Sahabat saya yang satunya sedikit berbeda, lahir dari keluarga berkecukupan, apapun kehidupannya dilalui lempeng-lempeng saja. Hidup pas-pasan,,artinya pas ingin ini dan itu tersedia. Jadwal liburan sudah terschedul setahun sebelumnya. Bawaannya dandy, selalu mengikuti trend dengan tongkrongan mobil dan gadget terbaru. Meskipun begitu sahabat saya ini terlalu baik bahkan, dia bilang ini fasilitas yang diberikan orang tuanya. Hanya saya menangkap sedikit kepedihan disana. Dengan fasilitas lengkap dia kesulitan buat mengidentifikasi dirinya, makna hidup yang teramat pragmatis dan kering, sehingga terlihat gampang emosional. Padahal saya tahu dia teramat cerdas dan multi talenta sehingga buat dia mestinya gampang untuk menoreh kehidupan yang indah.

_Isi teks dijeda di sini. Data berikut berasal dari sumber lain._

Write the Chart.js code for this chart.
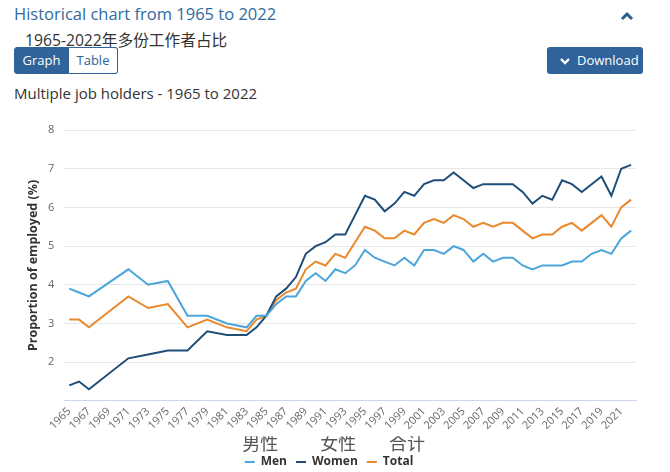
<!DOCTYPE html>
<html lang="zh">
<head>
<meta charset="UTF-8">
<title>Multiple job holders - 1965 to 2022</title>
<script src="https://cdn.jsdelivr.net/npm/chart.js"></script>
<style>
  body { margin: 0; width: 670px; height: 472px; overflow: hidden; background: #fff;
         font-family: "Open Sans", "Noto Sans CJK SC", sans-serif; position: relative; }
  .heading { position: absolute; left: 14px; top: 2px; font-size: 16.5px; color: #2f6aa1; white-space: nowrap; }
  .toggle { position: absolute; left: 620px; top: 11px; }
  .subtitle { position: absolute; left: 25px; top: 28px; font-size: 15.7px; color: #333; white-space: nowrap; }
  .tabs { position: absolute; left: 14px; top: 47px; height: 27px; display: flex; }
  .tabs span { display: block; box-sizing: border-box; height: 27px; line-height: 25px; font-size: 13px;
               text-align: center; border: 1px solid #30639a; }
  .tabs .on { width: 55px; background: #30639a; color: #fff; border-radius: 3px 0 0 3px; }
  .tabs .off { width: 49px; background: #fff; color: #30639a; border-radius: 0 3px 3px 0; border-left: none; }
  .download { position: absolute; left: 547px; top: 47px; width: 96px; height: 27px; background: #30639a;
              border-radius: 3px; color: #fff; font-size: 13px; line-height: 27px; }
  .download svg { position: absolute; left: 13px; top: 10px; }
  .download span { position: absolute; left: 30px; }
  .chart-title { position: absolute; left: 14px; top: 83px; font-size: 15px; color: #333; white-space: nowrap; }
  .chart-box { position: absolute; left: 14px; top: 106px; width: 636px; height: 372px; }
</style>
</head>
<body>
<div class="heading">Historical chart from 1965 to 2022</div>
<svg class="toggle" width="14" height="10"><polyline points="2,8 7,3 12,8" fill="none" stroke="#2c5c8c" stroke-width="3"/></svg>
<div class="subtitle">1965-2022年多份工作者占比</div>
<div class="tabs"><span class="on">Graph</span><span class="off">Table</span></div>
<div class="download"><svg width="10" height="8"><polyline points="1,2 5,6 9,2" fill="none" stroke="#fff" stroke-width="2.4"/></svg><span>Download</span></div>
<div class="chart-title">Multiple job holders - 1965 to 2022</div>
<div class="chart-box"><canvas id="jobChart"></canvas></div>

<script>
// Jahre (Kategorien der x-Achse)
const years = ['1965','1966','1967','1968','1969','1970','1971','1972','1973','1974',
               '1975','1976','1977','1978','1979','1980','1981','1982','1983','1984',
               '1985','1986','1987','1988','1989','1990','1991','1992','1993','1994',
               '1995','1996','1997','1998','1999','2000','2001','2002','2003','2004',
               '2005','2006','2007','2008','2009','2010','2011','2012','2013','2014',
               '2015','2016','2017','2018','2019','2020','2021','2022'];

// Anteil der Erwerbstätigen mit mehreren Jobs (%), null = kein Wert
const men   = [3.9, 3.8, 3.7, null, null, null, 4.4, null, 4.0, null,
               4.1, null, 3.2, null, 3.2, null, 3.0, null, 2.9, 3.2,
               3.2, 3.5, 3.7, 3.7, 4.1, 4.3, 4.1, 4.4, 4.3, 4.5,
               4.9, 4.7, 4.6, 4.5, 4.7, 4.5, 4.9, 4.9, 4.8, 5.0,
               4.9, 4.6, 4.8, 4.6, 4.7, 4.7, 4.5, 4.4, 4.5, 4.5,
               4.5, 4.6, 4.6, 4.8, 4.9, 4.8, 5.2, 5.4];
const women = [1.4, 1.5, 1.3, null, null, null, 2.1, null, 2.2, null,
               2.3, null, 2.3, null, 2.8, null, 2.7, null, 2.7, 2.9,
               3.2, 3.7, 3.9, 4.2, 4.8, 5.0, 5.1, 5.3, 5.3, 5.8,
               6.3, 6.2, 5.9, 6.1, 6.4, 6.3, 6.6, 6.7, 6.7, 6.9,
               6.7, 6.5, 6.6, 6.6, 6.6, 6.6, 6.4, 6.1, 6.3, 6.2,
               6.7, 6.6, 6.4, 6.6, 6.8, 6.3, 7.0, 7.1];
const total = [3.1, 3.1, 2.9, null, null, null, 3.7, null, 3.4, null,
               3.5, null, 2.9, null, 3.1, null, 2.9, null, 2.8, 3.1,
               3.2, 3.6, 3.8, 3.9, 4.4, 4.6, 4.5, 4.8, 4.7, 5.1,
               5.5, 5.4, 5.2, 5.2, 5.4, 5.3, 5.6, 5.7, 5.6, 5.8,
               5.7, 5.5, 5.6, 5.5, 5.6, 5.6, 5.4, 5.2, 5.3, 5.3,
               5.5, 5.6, 5.4, 5.6, 5.8, 5.5, 6.0, 6.2];

const seriesNames = ['Men', 'Women', 'Total'];
const seriesColors = ['#4ba4da', '#1f4e79', '#e8892b'];
// chinesische Beschriftung über der Legende
const legendCaption = '  男性         女性       合计';

Chart.defaults.font.family = '"Open Sans", "Noto Sans CJK SC", sans-serif';

const ctx = document.getElementById('jobChart').getContext('2d');
new Chart(ctx, {
    type: 'line',
    data: {
        labels: years,
        datasets: [men, women, total].map((values, i) => ({
            label: seriesNames[i],
            data: values,
            borderColor: seriesColors[i],
            backgroundColor: seriesColors[i],
            borderWidth: 2,
            pointRadius: 0,
            tension: 0,
            spanGaps: true,
            fill: false
        }))
    },
    options: {
        responsive: true,
        maintainAspectRatio: false,
        animation: false,
        layout: { padding: { left: 8, right: 14, top: 24, bottom: 0 } },
        scales: {
            x: {
                type: 'category',
                offset: true,
                grid: { display: false, drawTicks: false },
                border: { color: '#ccd6eb' },
                ticks: {
                    autoSkip: false,
                    minRotation: 45,
                    maxRotation: 45,
                    padding: 4.1,
                    color: '#666',
                    font: { size: 11 },
                    callback: (value, index) => index % 2 === 0 ? years[index] : null
                }
            },
            y: {
                min: 1,
                max: 8,
                ticks: {
                    stepSize: 1,
                    padding: 10,
                    color: '#666',
                    font: { size: 11 },
                    callback: value => value === 1 ? '' : value
                },
                grid: { color: '#e6e6e6', drawTicks: false },
                border: { display: false },
                title: {
                    display: true,
                    text: 'Proportion of employed (%)',
                    color: '#333',
                    padding: { top: 4, bottom: -3 },
                    font: { size: 12.5, weight: 'bold' }
                }
            }
        },
        plugins: {
            legend: {
                position: 'bottom',
                title: {
                    display: true,
                    text: legendCaption,
                    color: '#555',
                    font: { size: 18, weight: 'normal', lineHeight: 0.6 },
                    padding: 0
                },
                labels: {
                    usePointStyle: true,
                    pointStyle: 'line',
                    pointStyleWidth: 10,
                    color: '#333',
                    font: { size: 12, weight: 'bold' },
                    padding: 9
                }
            },
            tooltip: { enabled: true }
        }
    }
});
</script>
</body>
</html>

Ada persamaan diantara mereka, sama-sama berjuang untuk memberi arti dalam kehidupannya sendiri. Yang satu berjuang untuk mengangkat harkat ekonomi keluarga dan bekerja keras sehingga dengan umur masih muda, terlihat aura spiritualnya begitu nyata, karena ia dengan cerdas mengolah bahan baku spiritual disekelilingnya untuk mendorong dirinya ke depan. Yang satu dengan fasilitas dan bahan baku spiritual yang melimpah, kaya, cerdas namun sulit untuk memetakan dirinya dimana dalam kehidupan, sehingga yang terlihat hanya gamang. Yang satu telah menjadi hujan, sahabat saya yang lain masih menjadi awan. Entahlah saya hanya bisa berdoa semoga keduanya segera menemukan dirinya dalam makrokosmos dan mikrokosmos spiritualnya, sehingga apapun anugerah yang diberikan Tuhan digunakan semata-mata hanya untuk pengabdian bukan sekedar ejakulasi ego sesaat.